Problem to solve
Return the material exactly, first line through the line containing "(ounou) at (528,370)", and nothing more. Pictures stay out.

Collected material
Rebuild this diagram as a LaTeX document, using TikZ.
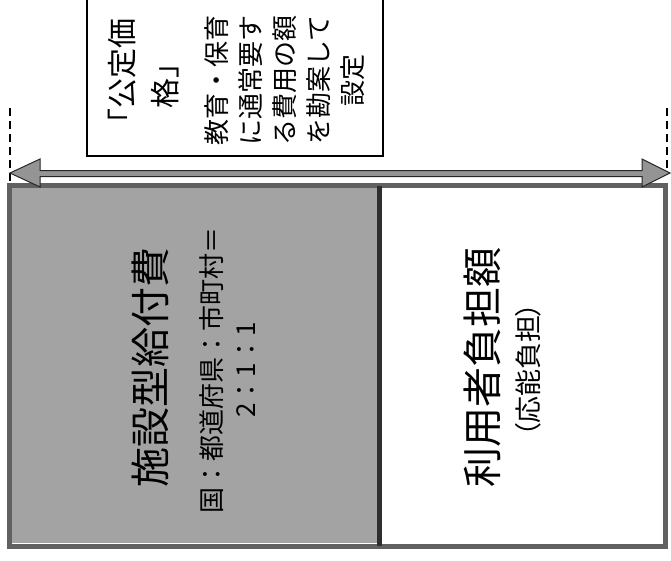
\documentclass[tikz,border=0pt]{standalone}
\usepackage{fontspec}
\setmainfont{Noto Sans CJK JP}
\newfontfamily\jpfont{Noto Sans CJK JP}
\begin{document}
\begin{tikzpicture}[x=1pt,y=-1pt,
  vtext/.style={rotate=90,align=center,inner sep=0pt},
  dashline/.style={line width=1.8pt,dash pattern=on 8pt off 5pt,black},
  framebox/.style={draw=black!62,line width=5pt,inner sep=0pt},
  shade/.style={fill=black!36,draw=none,inner sep=0pt},
  dblarrow/.style={fill=black!42,draw=black!85,line width=1pt,line join=miter}]
\useasboundingbox (0,0) rectangle (671,560);

% price box (top cut off)
\coordinate (pbtl) at (87,0);
\coordinate (pbbl) at (87,156);
\coordinate (pbbr) at (383,156);
\coordinate (pbtr) at (383,0);
\draw[line width=1.6pt,black] (pbtl) -- (pbbl) -- (pbbr) -- (pbtr);
\node[vtext,font={\jpfont\fontsize{30pt}{43pt}\selectfont}] (title) at (143.5,78) {「公定価\\格」};
\node[vtext,font={\jpfont\fontsize{26pt}{34pt}\selectfont}] (desc) at (285,80) {教育・保育\\に通常要す\\る費用の額\\を勘案して\\設定};

% main box
\node[shade,minimum width=367pt,minimum height=355pt] (leftpart) at (195.5,365.5) {};
\node[framebox,minimum width=656pt,minimum height=360.5pt] (mainbox) at (337.5,365.75) {};
\coordinate (divtop) at (379.5,185.5);
\coordinate (divbot) at (379.5,546);
\draw[draw=black!82,line width=5pt] (divtop) -- (divbot);

% left texts
\node[vtext,font={\jpfont\fontsize{40pt}{48pt}\selectfont}] (kyufu) at (150,367) {施設型給付費};
\node[vtext,font={\jpfont\fontsize{26pt}{34pt}\selectfont}] (ratio) at (228,370) {国：都道府県：市町村＝\\2：1：1};

% right texts
\node[vtext,font={\jpfont\fontsize{40pt}{48pt}\selectfont}] (riyou) at (482,367) {利用者負担額};
\node[vtext,font={\jpfont\fontsize{27pt}{32pt}\selectfont}] (ounou) at (528,370) {（\kern-0.06em 応能負担\kern-0.06em）};

% dashed guides
\coordinate (dl1) at (10,108);
\coordinate (dl2) at (10,185);
\coordinate (dr1) at (667,108);
\coordinate (dr2) at (667,175);
\draw[dashline] (dl1) -- (dl2);
\draw[dashline] (dr1) -- (dr2);

% double arrow
\coordinate (tipL) at (10,173);
\coordinate (tipR) at (670,173);
\draw[dblarrow] (tipL) -- (40,159) -- (40,170.5) -- (642,170.5) -- (642,159) -- (tipR)
  -- (642,187) -- (642,176.5) -- (40,176.5) -- (40,187) -- cycle;
\end{tikzpicture}
\end{document}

Complete output
Rebuild this diagram as a LaTeX document, using TikZ.
\documentclass[tikz,border=0pt]{standalone}
\usepackage{fontspec}
\setmainfont{Noto Sans CJK JP}
\newfontfamily\jpfont{Noto Sans CJK JP}
\begin{document}
\begin{tikzpicture}[x=1pt,y=-1pt,
  vtext/.style={rotate=90,align=center,inner sep=0pt},
  dashline/.style={line width=1.8pt,dash pattern=on 8pt off 5pt,black},
  framebox/.style={draw=black!62,line width=5pt,inner sep=0pt},
  shade/.style={fill=black!36,draw=none,inner sep=0pt},
  dblarrow/.style={fill=black!42,draw=black!85,line width=1pt,line join=miter}]
\useasboundingbox (0,0) rectangle (671,560);

% price box (top cut off)
\coordinate (pbtl) at (87,0);
\coordinate (pbbl) at (87,156);
\coordinate (pbbr) at (383,156);
\coordinate (pbtr) at (383,0);
\draw[line width=1.6pt,black] (pbtl) -- (pbbl) -- (pbbr) -- (pbtr);
\node[vtext,font={\jpfont\fontsize{30pt}{43pt}\selectfont}] (title) at (143.5,78) {「公定価\\格」};
\node[vtext,font={\jpfont\fontsize{26pt}{34pt}\selectfont}] (desc) at (285,80) {教育・保育\\に通常要す\\る費用の額\\を勘案して\\設定};

% main box
\node[shade,minimum width=367pt,minimum height=355pt] (leftpart) at (195.5,365.5) {};
\node[framebox,minimum width=656pt,minimum height=360.5pt] (mainbox) at (337.5,365.75) {};
\coordinate (divtop) at (379.5,185.5);
\coordinate (divbot) at (379.5,546);
\draw[draw=black!82,line width=5pt] (divtop) -- (divbot);

% left texts
\node[vtext,font={\jpfont\fontsize{40pt}{48pt}\selectfont}] (kyufu) at (150,367) {施設型給付費};
\node[vtext,font={\jpfont\fontsize{26pt}{34pt}\selectfont}] (ratio) at (228,370) {国：都道府県：市町村＝\\2：1：1};

% right texts
\node[vtext,font={\jpfont\fontsize{40pt}{48pt}\selectfont}] (riyou) at (482,367) {利用者負担額};
\node[vtext,font={\jpfont\fontsize{27pt}{32pt}\selectfont}] (ounou) at (528,370) {（\kern-0.06em 応能負担\kern-0.06em）};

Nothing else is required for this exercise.